Congress may be wising up to the virtues of “smart justice,” and the wisdom is bipartisan.

Senators and representatives from both parties are sponsoring bills that would roll back some of the overly punitive legislation of the 1970s and 1980s that has led to a more than fivefold increase in the federal prison population, and a more than tenfold cost to taxpayers. Corrections-related spending consumes one-third the U.S. Department of Justice budget.

Liberals hate the senseless oversentencing, conservatives the prodigious costs. The shift in mindset is much like that occurring at the state and local levels, where it is fostering adoption of smart justice policies in Spokane and elsewhere.

As much as possible, the new approach to criminal justice tries to identify why someone becomes an offender, and what resources short of a jail cell will deter further misbehavior, at the same time assuring public safety. Alternative courts for drug offenders and veterans, for example, are connecting offenders with mental health counseling.

The alternative is an expensive new jail.

In Washington, D.C., lawmakers have introduced three sentence reform bills, with political odd couples such as Sen. Rand Paul, R-Ky., and Sen. Patrick Leahy, D-Vt., as co-sponsors of one. Their Justice Safety Valve Act would restore the flexibility judges once had to match the punishment to the crime and the individual instead of putting someone with as minor a third strike as shoplifting away for life.

Rep. Raul Labrador, R-Idaho, is co-sponsoring a House measure that would also empower judges to lower sentences related to drug offenses and allow prisoners to seek shorter prison terms or release based on the new criteria. The Smarter Sentencing Act has brought together 200 organizations, a coalition that includes political opposites Koch Industries and American Civil Liberties Union.

Labrador says the bill will restore common sense to sentencing decisions and potentially save taxpayers $24 billion over the next 20 years. It costs the federal government an average $29,000 to keep one inmate locked up for one year.

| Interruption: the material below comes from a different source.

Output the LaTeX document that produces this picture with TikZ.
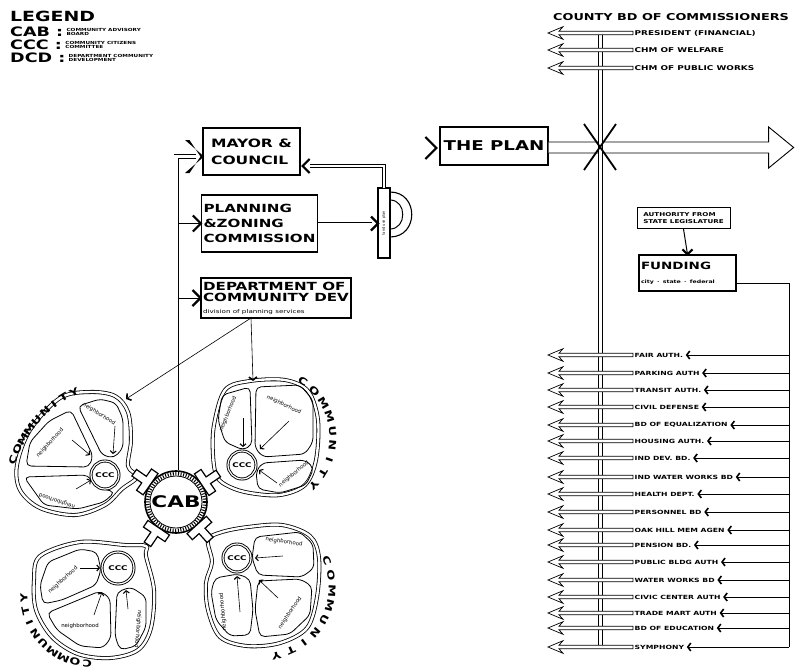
\documentclass[tikz,border=0pt]{standalone}
\usepackage{fontspec}
\newfontfamily\hand[FakeStretch=1.35]{DejaVu Sans}
\newfontfamily\plain{DejaVu Sans}
\usetikzlibrary{arrows.meta}

\newcommand\fsz[2]{\fontsize{#1}{#2}\selectfont}

\tikzset{
  bx/.style={draw, line width=1.3pt, inner sep=2pt, align=left},
  lbl/.style={font=\hand\bfseries\fsz{5.7}{6}, anchor=west, inner sep=0.5pt},
  clbl/.style={font=\hand\bfseries\fsz{6.6}{7}, anchor=west, inner sep=0.5pt},
  legk/.style={font=\hand\bfseries\fsz{13}{13}, anchor=west, inner sep=0pt},
  legv/.style={font=\hand\bfseries\fsz{4.2}{4.6}, anchor=west, inner sep=0pt, align=left},
  nbt/.style={font=\plain\fsz{5.4}{6}, inner sep=0pt},
  comm/.style={font=\hand\bfseries\fsz{9.5}{10}, inner sep=0pt},
  band/.style={draw, fill=white, line width=0.7pt},
  dbl/.style={double, double distance=3.2pt, line width=0.9pt},
  chv/.style={line width=2.2pt, line join=miter},
  barb/.style={-{Straight Barb[length=3pt,width=8pt,line width=1.6pt]}, line width=0.7pt},
  narr/.style={-{Straight Barb[length=2.5pt,width=6pt,line width=1.1pt]}, line width=0.6pt},
  nb/.style={line width=0.8pt, rounded corners=5pt},
  outer/.style={double, double distance=2.4pt, line width=0.8pt},
  ccc/.style={circle, draw, double, double distance=1.2pt, line width=0.9pt, minimum size=28pt, inner sep=0pt, font=\hand\bfseries\fsz{6.5}{7}, fill=white},
  tee/.style={draw, fill=white, line width=1.2pt},
}

\newcommand\chev[3]{\draw[chv] ([shift={(-#3,-#3)}]#1) -- (#1) -- ([shift={(-#3,#3)}]#1);}
\newcommand\chevL[3]{\draw[chv] ([shift={(#3,-#3)}]#1) -- (#1) -- ([shift={(#3,#3)}]#1);}
\newcommand\chevD[3]{\draw[chv] ([shift={(-#3,-#3)}]#1) -- (#1) -- ([shift={(#3,-#3)}]#1);}
\newcommand\teeshape[2]{\draw[tee, shift={#1}, rotate=#2] (0,-13) -- (0,13) -- (-8,13) -- (-8,4) -- (-20,4) -- (-20,-4) -- (-8,-4) -- (-8,-13) -- cycle;}
\newcommand\band[1]{\draw[band] ([shift={(-1,-1.8)}]#1.west) -- ++(-74,0) -- ++(4,-4.5) -- ++(-15,6.3) -- ++(15,6.3) -- ++(-4,-4.5) -- ++(74,0) -- cycle;}
\newcommand\arcword[5]{%
  \foreach \lett [count=\i from 0] in {C,O,M,M,U,N,I,T,Y}{%
    \pgfmathsetmacro\angA{#4+\i*#5}%
    \node[comm, rotate=\angA-90] at ({#1+#3*cos(\angA)},{#2-#3*sin(\angA)}) {\lett};
  }}

\begin{document}
\begin{tikzpicture}[x=1pt,y=-1pt]
\useasboundingbox (0,0) rectangle (795,670);

% ---------------- boxes
\node[bx, minimum width=97pt, minimum height=47pt, font=\hand\bfseries\fsz{11.5}{17}] (mayor) at (251.5,151.5) {MAYOR \&\\COUNCIL};
\node[bx, minimum width=108pt, minimum height=38pt, font=\hand\bfseries\fsz{13.5}{14}] (theplan) at (494,146) {THE PLAN};
\node[bx, minimum width=115pt, minimum height=57pt, font=\hand\bfseries\fsz{11.2}{15}] (pz) at (259.5,223.5) {PLANNING\\\&ZONING\\COMMISSION};
\node[bx, minimum width=148pt, minimum height=40pt, font=\hand\bfseries\fsz{11.2}{11.5}] (dept) at (276,298) {DEPARTMENT OF\\COMMUNITY DEV\\{\hand\mdseries\fsz{5.3}{7}division of planning services}};
\node[bx, line width=1pt, minimum width=93pt, minimum height=21pt, font=\hand\bfseries\fsz{5.3}{7}] (auth) at (683.5,218) {AUTHORITY FROM\\STATE LEGISLATURE};
\node[bx, text width=93pt, minimum height=36pt, font=\hand\bfseries\fsz{10}{14}] (fund) at (687.5,273) {FUNDING\\{\hand\bfseries\fsz{4.6}{6}city · state · federal}};

% ---------------- CAB and spine
\node[circle, draw, line width=1.6pt, minimum size=62pt, inner sep=0, fill=white] (cab) at (176,502) {};
\coordinate (spinetop) at (176,156.5);
\coordinate (mayinline) at (196,156.5);
\draw[line width=0.9pt] (cab.north |- pz.west) -- (pz.west);
\chev{pz.west}{0}{8}
\draw[line width=0.9pt] (cab.north |- dept.west) -- (dept.west);
\chev{dept.west}{0}{8}
\draw[dbl] (cab.north) -- (spinetop) -- (mayinline);
\fill[black] (185,140) -- (204,156.5) -- (185,173) -- (189.5,173) -- (200.5,156.5) -- (189.5,140) -- cycle;
\draw[line width=3.5pt, dash pattern=on 1pt off 1.6pt] (cab.center) circle[radius=28.3];
\draw[line width=0.8pt] (cab.center) circle[radius=26];
\node[font=\hand\bfseries\fsz{16}{16}, inner sep=0] (cabt) at (cab.center) {CAB};

% ---------------- P (land use plan)
\draw[line width=1.1pt] (378,188) rectangle (390,258);
\draw[line width=1.1pt] (390,192) .. controls (419,192) and (419,237) .. (390,237);
\draw[line width=1pt] (390,200) .. controls (407,200) and (407,229) .. (390,229);
\node[rotate=90, font=\plain\fsz{3.6}{4}, inner sep=0] (lup) at (384,223) {land use plan};
\coordinate (ptop) at (384,188);
\coordinate (pw) at (378,223.5);

% connector anchor points
\coordinate (meast) at ([shift={(2,14.5)}]mayor.east);
\coordinate (meline) at ([shift={(9,14.5)}]mayor.east);
\coordinate (pwest) at ([shift={(-3,2)}]theplan.west);
\coordinate (pwline) at ([shift={(-10,2)}]theplan.west);
\coordinate (mout) at ([shift={(0,-3.5)}]mayor.east);

% planning -> P
\draw[double, double distance=2pt, line width=0.6pt] (pz.east) -- ([xshift=-6pt]pw);
\chev{pw}{0}{7}
% P -> mayor (return)
\draw[double, double distance=2.5pt, line width=0.8pt] (ptop) |- (meline);
\chevL{meast}{180}{7}
% mayor -> the plan
\draw[double, double distance=1.6pt, line width=0.5pt] (mout) -- (pwline);
\chev{pwest}{0}{11}

% ---------------- the plan big arrow
\draw[fill=white, line width=0.9pt] ([shift={(0,-4)}]theplan.east) -- ++(220,0) -- ++(0,-15) -- ++(25,20.5) -- ++(-25,20.5) -- ++(0,-15) -- ++(-220,0);

% ---------------- county spine
\coordinate (st) at (600.5,33);
\coordinate (sb) at (600.5,647);
\draw[dbl] (st) -- (sb);
\draw[line width=1.8pt] (584,124) -- (616,170) (616,124) -- (584,170);

% county rows
\foreach \y/\t [count=\i] in {33/PRESIDENT (FINANCIAL), 50/CHM OF WELFARE, 68/CHM OF PUBLIC WORKS}{
  \node[clbl] (c\i) at (634,\y) {\t};
  \band{c\i}
}

% authority -> funding
\draw[line width=1pt] (auth.south) -- (fund.north);
\chevD{fund.north}{-90}{5}
\coordinate (rl) at (789,283);
\draw[line width=0.9pt] ([shift={(0,10)}]fund.east) -- (rl);

% agency rows
\foreach \y/\t [count=\i] in {355/FAIR AUTH., 373/PARKING AUTH, 390/TRANSIT AUTH., 407/CIVIL DEFENSE, 425/BD OF EQUALIZATION, 441/HOUSING AUTH., 458/IND DEV. BD., 477/IND WATER WORKS BD, 494/HEALTH DEPT., 512/PERSONNEL BD, 530/OAK HILL MEM AGEN, 545/PENSION BD., 562/PUBLIC BLDG AUTH, 580/WATER WORKS BD, 597/CIVIC CENTER AUTH, 613/TRADE MART AUTH, 628/BD OF EDUCATION, 647/SYMPHONY}{
  \node[lbl] (r\i) at (634,\y) {\t};
  \band{r\i}
  \draw[barb] (rl |- r\i.east) -- ([shift={(2,0)}]r\i.east);
}
\draw[line width=0.9pt] (rl) -- (rl |- r18.east);

% ---------------- communities
% community 1 (upper left)
\draw[outer] plot[smooth cycle, tension=0.55] coordinates {(60,398) (90,392) (115,396) (128,412) (131,440) (128,466) (137,477) (122,489) (105,505) (75,515) (40,508) (20,490) (17,465) (30,430)};
\draw[nb] (78,406) -- (100,399) -- (116,403) -- (123,419) -- (123,448) -- (114,458) -- (102,455) -- cycle;
\draw[nb] (71,410) -- (93,456) -- (89,467) -- (26,466) -- (30,442) -- (49,421) -- cycle;
\draw[nb] (24,477) -- (88,475) -- (96,487) -- (115,492) -- (104,502) -- (78,509) -- (44,505) -- cycle;
\node[ccc] (ccc1) at (105,475) {CCC};
\node[nbt, rotate=-32] (n11) at (99,414) {neighborhood};
\draw[narr] (115,426) -- (113,454);
\node[nbt, rotate=48] (n12) at (50,443) {neighborhood};
\draw[narr] (72,440) -- (90,455);
\node[nbt, rotate=162] (n13) at (57,501) {neighborhood};
\draw[narr] (76,489) -- (91,480);
\arcword{126}{500}{120}{160.5}{-5.6}

% community 2 (upper right)
\draw[outer] plot[smooth cycle, tension=0.55] coordinates {(225,390) (250,381) (285,380) (308,391) (318,420) (316,460) (305,485) (280,495) (250,493) (230,487) (217,477) (213,455) (214,425)};
\draw[nb] (222,395) -- (250,387) -- (252,445) -- (243,450) -- (225,442) -- (218,420) -- cycle;
\draw[nb] (256,387) -- (300,385) -- (313,400) -- (313,442) -- (305,454) -- (263,457) -- (255,448) -- cycle;
\draw[nb] (262,463) -- (305,460) -- (314,468) -- (306,485) -- (280,493) -- (258,489) -- (256,472) -- cycle;
\node[ccc] (ccc2) at (242,465) {CCC};
\node[nbt, rotate=68] (n21) at (228,414) {neighborhood};
\draw[narr] (243,418) -- (243,447);
\node[nbt, rotate=-25] (n22) at (284,405) {neighborhood};
\draw[narr] (289,421) -- (260,449);
\node[nbt, rotate=40] (n23) at (294,474) {neighborhood};
\draw[narr] (277,483) -- (259,470);
\arcword{265}{438}{68}{56}{-12.5}

% community 3 (lower left)
\draw[outer] plot[smooth cycle, tension=0.55] coordinates {(40,556) (80,542) (125,545) (146,546) (146,556) (154,590) (151,628) (138,650) (110,658) (78,654) (52,637) (36,610) (34,580)};
\draw[nb] (48,562) -- (80,549) -- (97,552) -- (101,570) -- (96,585) -- (62,600) -- (43,604) -- (40,585) -- cycle;
\draw[nb] (47,613) -- (100,591) -- (110,598) -- (111,638) -- (103,648) -- (80,646) -- (57,630) -- cycle;
\draw[nb] (117,592) -- (131,587) -- (146,597) -- (146,627) -- (136,646) -- (120,650) -- (115,636) -- cycle;
\node[ccc, minimum size=32pt] (ccc3) at (118,568) {CCC};
\node[nbt, rotate=42] (n31) at (63,580) {neighborhood};
\draw[narr] (80,568) -- (100,568);
\node[nbt] (n32) at (80,626) {neighborhood};
\draw[narr] (94,615) -- (102,592);
\node[nbt, rotate=-95] (n33) at (138,629) {neighborhood};
\draw[narr] (128,609) -- (126,590);
\arcword{92}{596}{68}{-94}{-10.5}

% community 4 (lower right)
\draw[outer] plot[smooth cycle, tension=0.55] coordinates {(208,540) (222,532) (248,527) (282,525) (310,536) (319,558) (317,597) (307,628) (280,643) (247,646) (220,637) (208,610) (206,583) (212,562)};
\draw[nb] (255,537) -- (300,532) -- (313,544) -- (314,568) -- (302,577) -- (258,575) -- (252,558) -- cycle;
\draw[nb] (215,578) -- (238,574) -- (250,579) -- (253,610) -- (250,635) -- (230,636) -- (216,620) -- (211,592) -- cycle;
\draw[nb] (258,581) -- (300,579) -- (312,586) -- (310,615) -- (290,634) -- (260,637) -- (255,610) -- cycle;
\node[ccc] (ccc4) at (237,558) {CCC};
\node[nbt, rotate=-8] (n41) at (284,542) {neighborhood};
\draw[narr] (283,556) -- (255,558);
\node[nbt, rotate=95] (n42) at (223,612) {neighborhood};
\draw[narr] (240,612) -- (237,576);
\node[nbt, rotate=56] (n43) at (290,613) {neighborhood};
\draw[narr] (278,598) -- (259,580);
\arcword{262}{587}{70}{22}{-12.5}

% ---------------- T arrows into CAB
\teeshape{(150.6,484.2)}{-35}
\teeshape{(201.7,484.7)}{-146}
\teeshape{(158.7,527.7)}{56}
\teeshape{(196.7,525)}{132}

% ---------------- dept -> communities
\coordinate (d1) at (251,318);
\coordinate (t1) at (126,399);
\coordinate (t2) at (253,381);
\draw[barb, line width=0.6pt] (d1) -- (t1);
\draw[barb, line width=0.6pt] (d1) -- (t2);

% ---------------- legend
\node[legk, font=\hand\bfseries\fsz{14}{14}] (leg) at (10,16) {LEGEND};
\node[legk] (k1) at (10,32) {CAB :};
\node[legk] (k2) at (10,45) {CCC :};
\node[legk] (k3) at (10,58) {DCD :};
\node[legv] (v1) at ([xshift=3pt]k1.east) {COMMUNITY ADVISORY\\BOARD};
\node[legv] (v2) at ([xshift=3pt]k2.east) {COMMUNITY CITIZENS\\COMMITTEE};
\node[legv] (v3) at ([xshift=3pt]k3.east) {DEPARTMENT COMMUNITY\\DEVELOPMENT};

% ---------------- county board title
\node[anchor=west, inner sep=0, font=\hand\bfseries\fsz{9.5}{10}] (cty) at (553,17) {COUNTY BD OF COMMISSIONERS};
\end{tikzpicture}
\end{document}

Tuesday, Labrador and other lawmakers were at the White House, where President Barack Obama and Attorney General Eric Holder encouraged them to work toward a compromise measure.

Unfortunately, the senator best-positioned to pass or kill reform measures is Sen. Charles Grassley, R-Iowa, who chairs the Senate Judiciary Committee. He called the Smarter Sentencing Act “dangerous,” so it and the Safety Valve Act may never reach the Senate floor.

He favors the least flexible alternative, known by the short title of “Corrections Act.” It would enable prisoners to shorten their terms a maximum 25 percent by taking vocational training or drug counseling, or working while incarcerated. It does not address stupid sentencing guidelines that put them in jail to begin with.

Sentencing reform could be one of the best opportunities in the next two years for truly bipartisan lawmaking that undoes one-size-fits-all justice that is neither just nor fitting.